Welcome to recovery

Feb. 19, 2018
Welcome to your oil-market recovery. Enjoy it while it lasts.

Welcome to your oil-market recovery. Enjoy it while it lasts.

Production is surging in countries that haven't agreed to restrain supply, especially the US. If global supply grows faster than demand, the crude price will weaken again. But other forces are in play. What's certain is that anyone hoping for a long and steady recovery, like those of the good old days, will be disappointed.

Firm against threat

Officials of the Organization of Petroleum Exporting Countries knew they faced new competition when they persuaded 12 member-countries and 10 nonmembers to restrain production, beginning a year ago January. So far, they have stood firm against the threat. Durability and compliance with the agreement have been remarkable. And the pact has endured extra pressure from dangerously high tension between OPEC members, especially Saudi Arabia and Iran. In response, industrial-world oil inventories, price-crushingly high in 2016, have returned to normal levels.

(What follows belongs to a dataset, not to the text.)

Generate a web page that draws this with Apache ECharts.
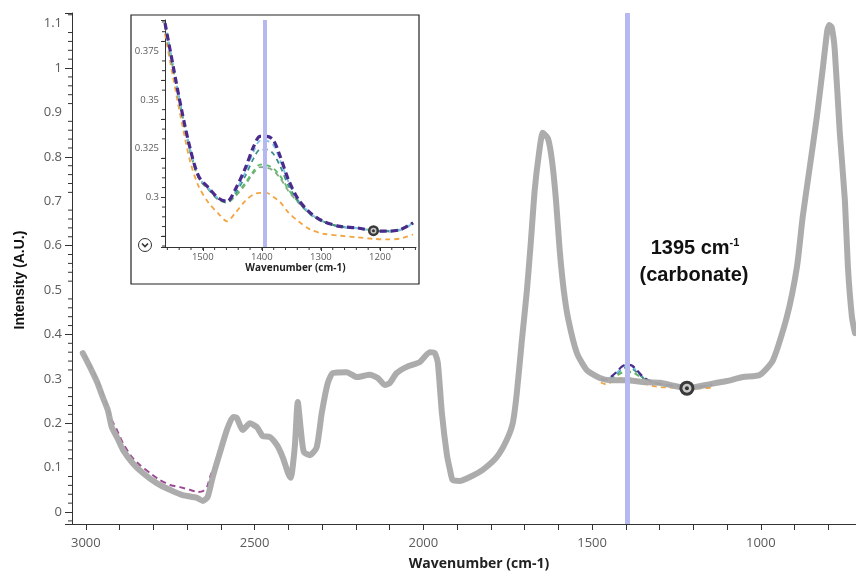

Until recently, though, new competition was mainly a threat, something for OPEC and its collaborators to account for in planning. Now it's fast becoming incremental oil supply. Slammed by the crude-price slump, non-OPEC supply spent 2016 below year-earlier levels and most of last year reclaiming the lost ground. This year, the International Energy Agency, US Energy Information Administration, and OPEC all project large increases in average non-OPEC supply: IEA, 1.77 million b/d; EIA, 2.35 million b/d; and OPEC, 1.4 million b/d. The increases by IEA and EIA exceed those agencies' projections of demand growth.

Pacing supply gains, which accelerated last quarter, is the US, where output from shale and tight-oil plays is zooming. A year barely under way is demonstrating the quick supply response of continuous reservoirs.

The EIA expects average US crude production to break the 1970 record this year at 10.6 million b/d. It expects output in 2019 to average 11.2 million b/d. Most of this is from tight-oil plays, where supply can change fast with crude prices. The front-month futures price in New York started its recovery from a low point of $28.15/bbl the week of February 12, 2016. The US oil-rig count began recovering after May 2016, when it averaged 320. The oil-production recovery began after bottoming at an average 8.553 million b/d the following September.

So how far can tight-oil production rise? The answer won't come until production falls before, instead of after, a downturn in the crude price. Geologic constraints apply even to unconventional reservoirs. Sweet spots have limits. Depletion happens. Oil-field costs rise.

But tight-oil supply is a function of what producers know about reservoirs and what contractors know about drilling and completing wells in them. That knowledge has grown impressively. Well designs and fracture strategies have changed greatly in just 10 years. Well performance and economics have improved greatly as a result. And producers and contractors increasingly leverage what they know and how they work with sophisticated analytics. As knowledge, amplified this way, grows, supply rises. Because much remains for operators to learn about unconventional reservoirs and completion methods, the potential is astounding.

Joining rapid-response supply from tight-oil plays, moreover, is a reviving offshore industry. New offshore projects were scarce in 2015-16. That's starting to change. Announcements of final investment decisions on offshore projects are appearing with growing frequency. The industry remains cautious. Projects lack the grand scales they attained before the crude price crash of 2014. But offshore economics have improved. Rystad Energy recently reported that unit capital development costs for offshore projects have fallen below those for North American shale drilling and completion, which are rising.

Intensifying competition

For countries limiting supply, this all means new, unmoderated supply and intensifying competition. Pressure will ease if demand exceeds expectations or supply falls because of disruption from something like economic distress in Venezuela or renewed militancy in Nigeria. Otherwise, the market will respond with lower crude prices. It already seems to be doing so.

But no one should panic. The market swings quickly nowadays. Ask OPEC.